If you don't want to be looked at, then don't let yourself be seen.

Cover up. Stay inside. Draw the blinds. Don't answer the door.


Yeah, I actually do that as much as I can, but I do have to go out in public sometimes. It is a basic necessity.

Fnord wrote:
Othwerwise, don't blame others for looking at you when you go out in public, blame yourself for letting yourself be seen.


I don't care if people look at me. I didn't say anything about that. I said I don't like it when people try to pick fights, interfere with my personal life, touch my against my will, etc. This behavior is unacceptable. There is nothing wrong with looking at someone.
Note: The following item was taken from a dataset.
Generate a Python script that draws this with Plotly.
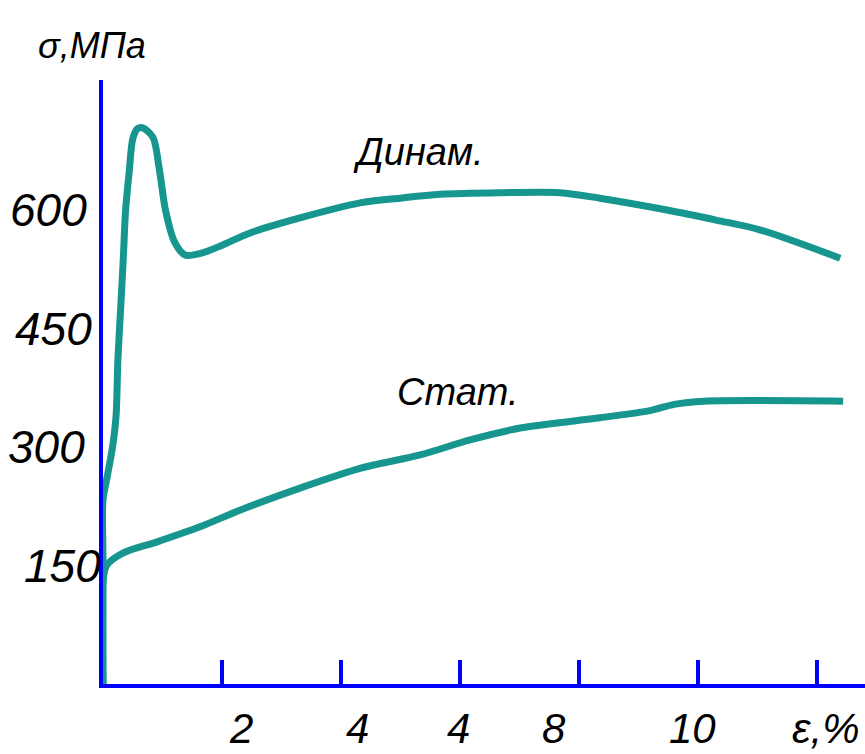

Next time, please read my posts more carefully before responding.


Did you read this post from Sat Jul 26, 2008 4:43 am at all?

Fnord wrote:
Unwanted verbal utterances constitute harassment. Unwanted physical contact is assault. Unwanted sexual intercourse is rape. Unwanted visual examination in a public place is to be expected. It not abusive or illegal to look at an attractive person.

If you don't want to be looked at, then don't let yourself be seen.

I support your views. What I don't support is the attitude or idea that unwanted visual contact in a public place is somehow wrong and should be made illegal.

I'm sorry that you're upset, but if you don't want responses, then don't post any statements.